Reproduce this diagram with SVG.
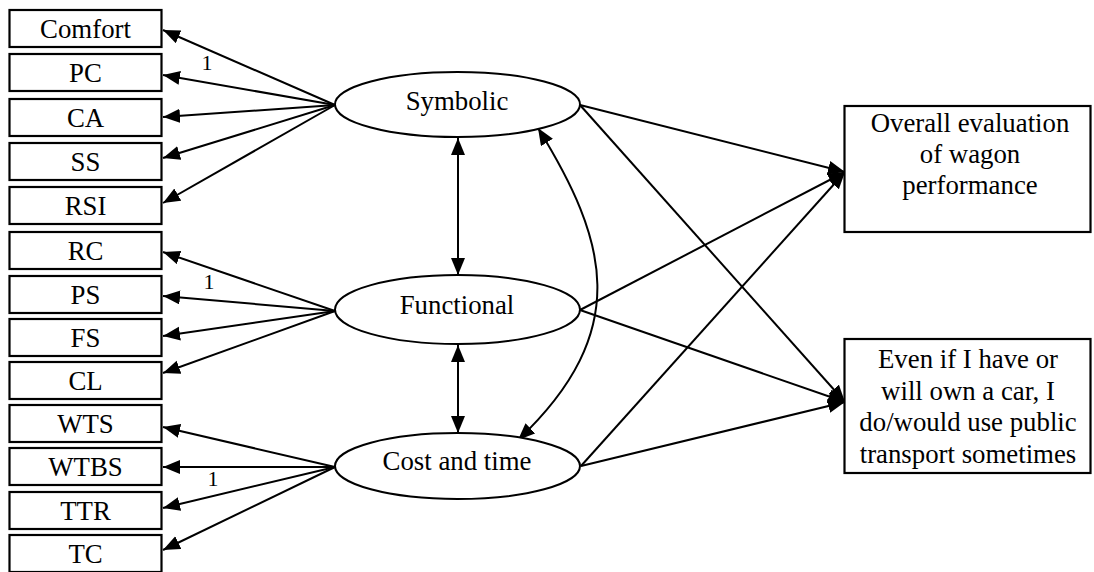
<svg xmlns="http://www.w3.org/2000/svg" width="1094" height="572" viewBox="0 0 1094 572">
<style>
  .box { fill: #fff; stroke: #000; stroke-width: 2.2; }
  .ell { fill: #fff; stroke: #000; stroke-width: 2; }
  .t { font-family: "Liberation Serif", "Times New Roman", serif; font-size: 26.8px; fill: #000; text-anchor: middle; }
  .n { font-family: "Liberation Serif", "Times New Roman", serif; font-size: 22px; fill: #000; text-anchor: middle; }
  .c { fill: none; stroke: #000; stroke-width: 2; }
  .a { marker-end: url(#ah); }
  .b { marker-start: url(#ah); marker-end: url(#ah); }
</style>
<defs>
  <marker id="ah" markerUnits="userSpaceOnUse" markerWidth="20" markerHeight="16" refX="17" refY="7" orient="auto-start-reverse">
    <path d="M0,0 L17,7 L0,14 z" fill="#000"/>
  </marker>
</defs>
<rect width="1094" height="572" fill="#fff"/>

<g id="connectors">
  <line class="c a" x1="335" y1="105" x2="163" y2="30"/>
  <line class="c a" x1="335" y1="105" x2="163" y2="75"/>
  <line class="c a" x1="335" y1="105" x2="163" y2="117"/>
  <line class="c a" x1="335" y1="105" x2="163" y2="158"/>
  <line class="c a" x1="335" y1="105" x2="163" y2="203"/>
  <line class="c a" x1="335" y1="311" x2="163" y2="252"/>
  <line class="c a" x1="335" y1="311" x2="163" y2="296"/>
  <line class="c a" x1="335" y1="311" x2="163" y2="336"/>
  <line class="c a" x1="335" y1="311" x2="163" y2="373"/>
  <line class="c a" x1="335" y1="467" x2="163" y2="427"/>
  <line class="c a" x1="335" y1="467" x2="163" y2="467"/>
  <line class="c a" x1="335" y1="467" x2="163" y2="508"/>
  <line class="c a" x1="335" y1="467" x2="163" y2="550"/>
  <line class="c b" x1="458" y1="138" x2="458" y2="275"/>
  <line class="c b" x1="458" y1="345" x2="458" y2="433"/>
  <path class="c b" d="M538,128 C607,240 634,330 518,440"/>
  <line class="c a" x1="580" y1="105" x2="845" y2="172"/>
  <line class="c a" x1="580" y1="105" x2="845" y2="402"/>
  <line class="c a" x1="580" y1="310" x2="845" y2="172"/>
  <line class="c a" x1="580" y1="310" x2="845" y2="402"/>
  <line class="c a" x1="581" y1="466" x2="845" y2="172"/>
  <line class="c a" x1="581" y1="466" x2="845" y2="402"/>
  <text class="n" x="207" y="70">1</text>
  <text class="n" x="209" y="289">1</text>
  <text class="n" x="213" y="486">1</text>
</g>

<g id="comfort"><rect class="box" x="9.5" y="10" width="152" height="37"/><text class="t" x="85.5" y="38">Comfort</text></g>
<g id="pc"><rect class="box" x="9.5" y="54" width="152" height="37"/><text class="t" x="85.5" y="82">PC</text></g>
<g id="ca"><rect class="box" x="9.5" y="99" width="152" height="37"/><text class="t" x="85.5" y="127">CA</text></g>
<g id="ss"><rect class="box" x="9.5" y="143" width="152" height="37"/><text class="t" x="85.5" y="171">SS</text></g>
<g id="rsi"><rect class="box" x="9.5" y="187" width="152" height="37"/><text class="t" x="85.5" y="215">RSI</text></g>
<g id="rc"><rect class="box" x="9.5" y="232" width="152" height="37"/><text class="t" x="85.5" y="260">RC</text></g>
<g id="ps"><rect class="box" x="9.5" y="276" width="152" height="37"/><text class="t" x="85.5" y="304">PS</text></g>
<g id="fs"><rect class="box" x="9.5" y="319" width="152" height="37"/><text class="t" x="85.5" y="347">FS</text></g>
<g id="cl"><rect class="box" x="9.5" y="362" width="152" height="37"/><text class="t" x="85.5" y="390">CL</text></g>
<g id="wts"><rect class="box" x="9.5" y="405" width="152" height="37"/><text class="t" x="85.5" y="433">WTS</text></g>
<g id="wtbs"><rect class="box" x="9.5" y="448" width="152" height="37"/><text class="t" x="85.5" y="476">WTBS</text></g>
<g id="ttr"><rect class="box" x="9.5" y="492" width="152" height="37"/><text class="t" x="85.5" y="520">TTR</text></g>
<g id="tc"><rect class="box" x="9.5" y="535" width="152" height="37"/><text class="t" x="85.5" y="563">TC</text></g>

<g id="symbolic"><ellipse class="ell" cx="457.5" cy="104.5" rx="122.5" ry="32.5"/><text class="t" x="457" y="110">Symbolic</text></g>
<g id="functional"><ellipse class="ell" cx="457.5" cy="309.5" rx="122.5" ry="34.5"/><text class="t" x="457" y="314">Functional</text></g>
<g id="cost"><ellipse class="ell" cx="457.5" cy="466" rx="122.5" ry="33"/><text class="t" x="457" y="470">Cost and time</text></g>

<g id="overall"><rect class="box" x="844.5" y="106" width="246" height="126"/>
  <text class="t" x="970" y="132">Overall evaluation</text>
  <text class="t" x="970" y="163">of wagon</text>
  <text class="t" x="970" y="194">performance</text>
</g>
<g id="even"><rect class="box" x="844.5" y="339" width="246" height="134"/>
  <text class="t" x="968" y="368">Even if I have or</text>
  <text class="t" x="968" y="400">will own a car, I</text>
  <text class="t" x="968" y="431">do/would use public</text>
  <text class="t" x="968" y="463">transport sometimes</text>
</g>
</svg>
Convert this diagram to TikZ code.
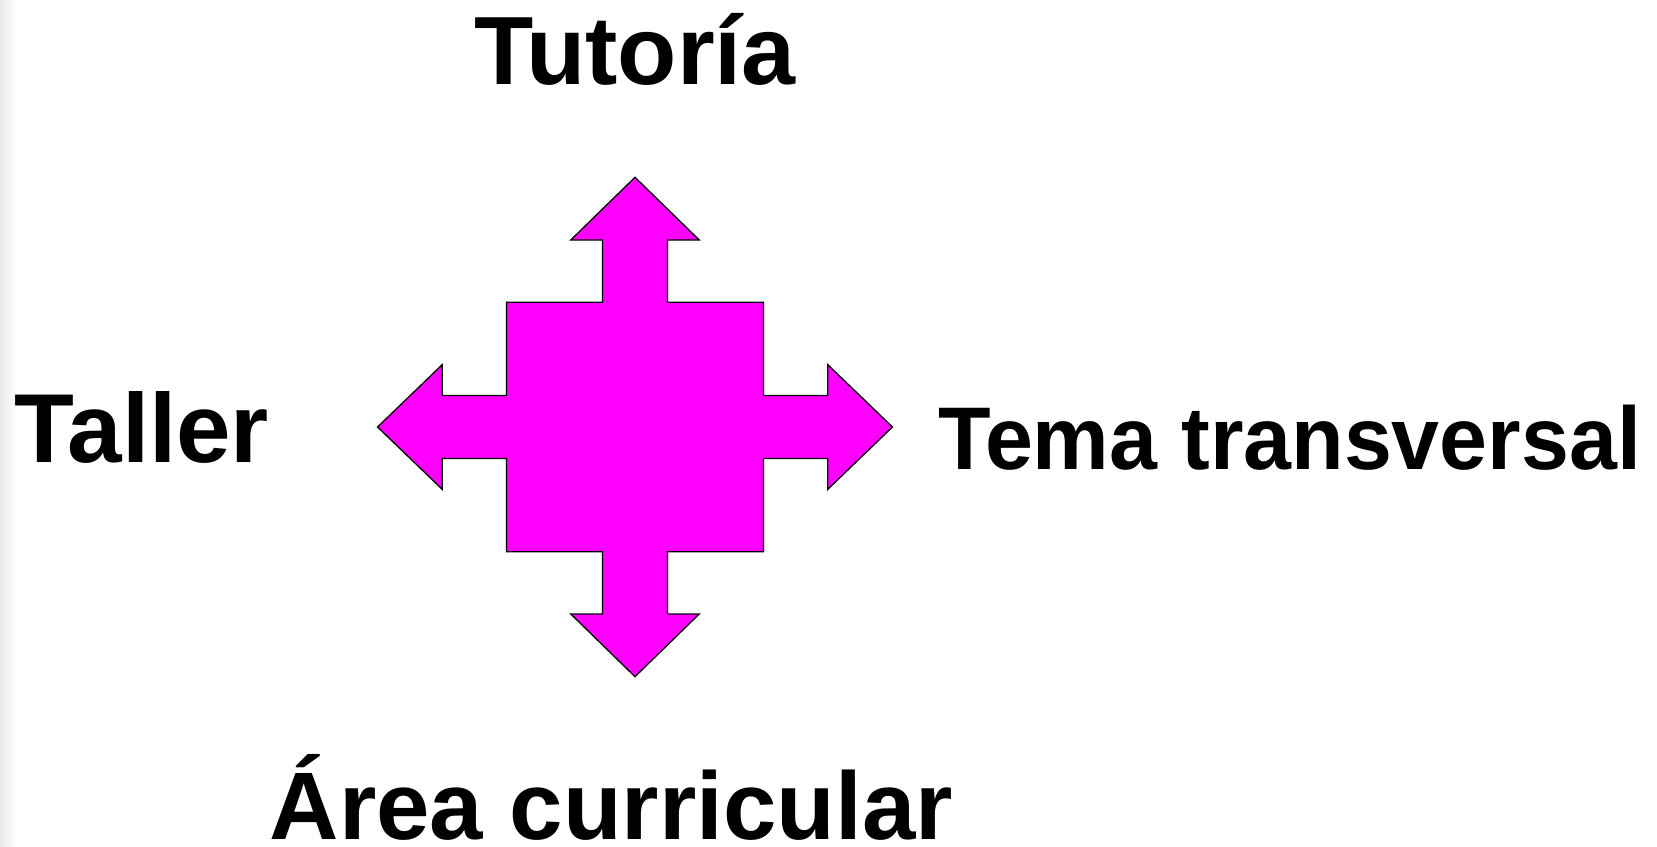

++++++++++++++++++++

EXERCISE —
Copy the material shown above in full and exactly. Skip the pictures.

ANSWER FOR THE TASK —
Reproduce this diagram with SVG.
<svg xmlns="http://www.w3.org/2000/svg" width="1094" height="572" viewBox="0 0 1094 572">
<style>
  .box { fill: #fff; stroke: #000; stroke-width: 2.2; }
  .ell { fill: #fff; stroke: #000; stroke-width: 2; }
  .t { font-family: "Liberation Serif", "Times New Roman", serif; font-size: 26.8px; fill: #000; text-anchor: middle; }
  .n { font-family: "Liberation Serif", "Times New Roman", serif; font-size: 22px; fill: #000; text-anchor: middle; }
  .c { fill: none; stroke: #000; stroke-width: 2; }
  .a { marker-end: url(#ah); }
  .b { marker-start: url(#ah); marker-end: url(#ah); }
</style>
<defs>
  <marker id="ah" markerUnits="userSpaceOnUse" markerWidth="20" markerHeight="16" refX="17" refY="7" orient="auto-start-reverse">
    <path d="M0,0 L17,7 L0,14 z" fill="#000"/>
  </marker>
</defs>
<rect width="1094" height="572" fill="#fff"/>

<g id="connectors">
  <line class="c a" x1="335" y1="105" x2="163" y2="30"/>
  <line class="c a" x1="335" y1="105" x2="163" y2="75"/>
  <line class="c a" x1="335" y1="105" x2="163" y2="117"/>
  <line class="c a" x1="335" y1="105" x2="163" y2="158"/>
  <line class="c a" x1="335" y1="105" x2="163" y2="203"/>
  <line class="c a" x1="335" y1="311" x2="163" y2="252"/>
  <line class="c a" x1="335" y1="311" x2="163" y2="296"/>
  <line class="c a" x1="335" y1="311" x2="163" y2="336"/>
  <line class="c a" x1="335" y1="311" x2="163" y2="373"/>
  <line class="c a" x1="335" y1="467" x2="163" y2="427"/>
  <line class="c a" x1="335" y1="467" x2="163" y2="467"/>
  <line class="c a" x1="335" y1="467" x2="163" y2="508"/>
  <line class="c a" x1="335" y1="467" x2="163" y2="550"/>
  <line class="c b" x1="458" y1="138" x2="458" y2="275"/>
  <line class="c b" x1="458" y1="345" x2="458" y2="433"/>
  <path class="c b" d="M538,128 C607,240 634,330 518,440"/>
  <line class="c a" x1="580" y1="105" x2="845" y2="172"/>
  <line class="c a" x1="580" y1="105" x2="845" y2="402"/>
  <line class="c a" x1="580" y1="310" x2="845" y2="172"/>
  <line class="c a" x1="580" y1="310" x2="845" y2="402"/>
  <line class="c a" x1="581" y1="466" x2="845" y2="172"/>
  <line class="c a" x1="581" y1="466" x2="845" y2="402"/>
  <text class="n" x="207" y="70">1</text>
  <text class="n" x="209" y="289">1</text>
  <text class="n" x="213" y="486">1</text>
</g>

<g id="comfort"><rect class="box" x="9.5" y="10" width="152" height="37"/><text class="t" x="85.5" y="38">Comfort</text></g>
<g id="pc"><rect class="box" x="9.5" y="54" width="152" height="37"/><text class="t" x="85.5" y="82">PC</text></g>
<g id="ca"><rect class="box" x="9.5" y="99" width="152" height="37"/><text class="t" x="85.5" y="127">CA</text></g>
<g id="ss"><rect class="box" x="9.5" y="143" width="152" height="37"/><text class="t" x="85.5" y="171">SS</text></g>
<g id="rsi"><rect class="box" x="9.5" y="187" width="152" height="37"/><text class="t" x="85.5" y="215">RSI</text></g>
<g id="rc"><rect class="box" x="9.5" y="232" width="152" height="37"/><text class="t" x="85.5" y="260">RC</text></g>
<g id="ps"><rect class="box" x="9.5" y="276" width="152" height="37"/><text class="t" x="85.5" y="304">PS</text></g>
<g id="fs"><rect class="box" x="9.5" y="319" width="152" height="37"/><text class="t" x="85.5" y="347">FS</text></g>
<g id="cl"><rect class="box" x="9.5" y="362" width="152" height="37"/><text class="t" x="85.5" y="390">CL</text></g>
<g id="wts"><rect class="box" x="9.5" y="405" width="152" height="37"/><text class="t" x="85.5" y="433">WTS</text></g>
<g id="wtbs"><rect class="box" x="9.5" y="448" width="152" height="37"/><text class="t" x="85.5" y="476">WTBS</text></g>
<g id="ttr"><rect class="box" x="9.5" y="492" width="152" height="37"/><text class="t" x="85.5" y="520">TTR</text></g>
<g id="tc"><rect class="box" x="9.5" y="535" width="152" height="37"/><text class="t" x="85.5" y="563">TC</text></g>

<g id="symbolic"><ellipse class="ell" cx="457.5" cy="104.5" rx="122.5" ry="32.5"/><text class="t" x="457" y="110">Symbolic</text></g>
<g id="functional"><ellipse class="ell" cx="457.5" cy="309.5" rx="122.5" ry="34.5"/><text class="t" x="457" y="314">Functional</text></g>
<g id="cost"><ellipse class="ell" cx="457.5" cy="466" rx="122.5" ry="33"/><text class="t" x="457" y="470">Cost and time</text></g>

<g id="overall"><rect class="box" x="844.5" y="106" width="246" height="126"/>
  <text class="t" x="970" y="132">Overall evaluation</text>
  <text class="t" x="970" y="163">of wagon</text>
  <text class="t" x="970" y="194">performance</text>
</g>
<g id="even"><rect class="box" x="844.5" y="339" width="246" height="134"/>
  <text class="t" x="968" y="368">Even if I have or</text>
  <text class="t" x="968" y="400">will own a car, I</text>
  <text class="t" x="968" y="431">do/would use public</text>
  <text class="t" x="968" y="463">transport sometimes</text>
</g>
</svg>
Convert this diagram to TikZ code.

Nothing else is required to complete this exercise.